Je découvre, ce matin, que France-Musique, c'est désormais, à 50/50 : Frank Sinatra et Jean Sibélius. Aplatir, toujours. C'est la seule injonction qui vaille. Prouver par l'exemple que rien ne dépasse. L'équipe du Rendez-vous, de Laurent Goumarre, avait merveilleusement préparé le terrain, durant des années. Il est d'ailleurs très significatif que l'émission qui a succédé au Rendez-vous, de sept à huit, le soir, "Ping-Pong", ait remplacé le funeste Mathieu Conquet par l'effroyable Zoé Sfez. Mathieu Conquet, c'était Sinatra/ Sibélius à 50/50 pendant des années. Zoé Sfez, c'est Sinatra 100%. Le procédé est toujours le même. On commence par dire qu'il n'y a pas de hiérarchies entre les arts, entre les genres, on commence par mettre l'éclectisme au pinacle, on commence par dire qu'il n'y a « que de la bonne et de la mauvaise musique », on commence par dire que la musique et la musique c'est la même chose, on commence par dire qu'Andy Warhol et Marcel Duchamp c'est pareil, ou que Phil Glass et John Cage, et, une fois que la leçon est bien enfoncée dans les oreilles, on peut passer à la deuxième partie du plan.
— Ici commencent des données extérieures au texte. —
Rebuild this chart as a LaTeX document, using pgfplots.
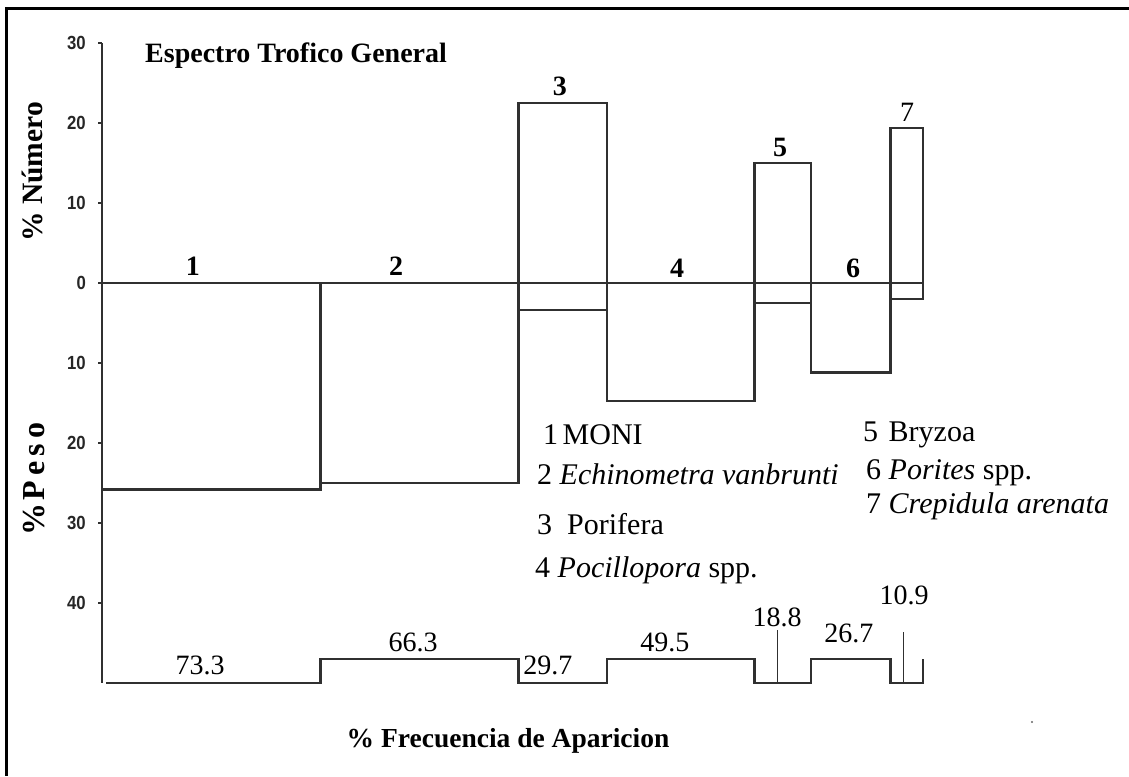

La deuxième partie du plan fait évidemment sortir Jean Sibélius et Pierre Boulez du cercle enchanté, et on se retrouve à écouter du Yannick Noah toute la journée. À ce propos, je crois que j'ai trouvé le nouveau slogan de Georges de La Fuly : « Pourquoi se contenter d’être terroriste quand on peut être musicien ? »

Quand-même, je me demande bien ce que Proust aurait pensé de la Sonate de Franck jouée par Thibaud et Cortot en 1929.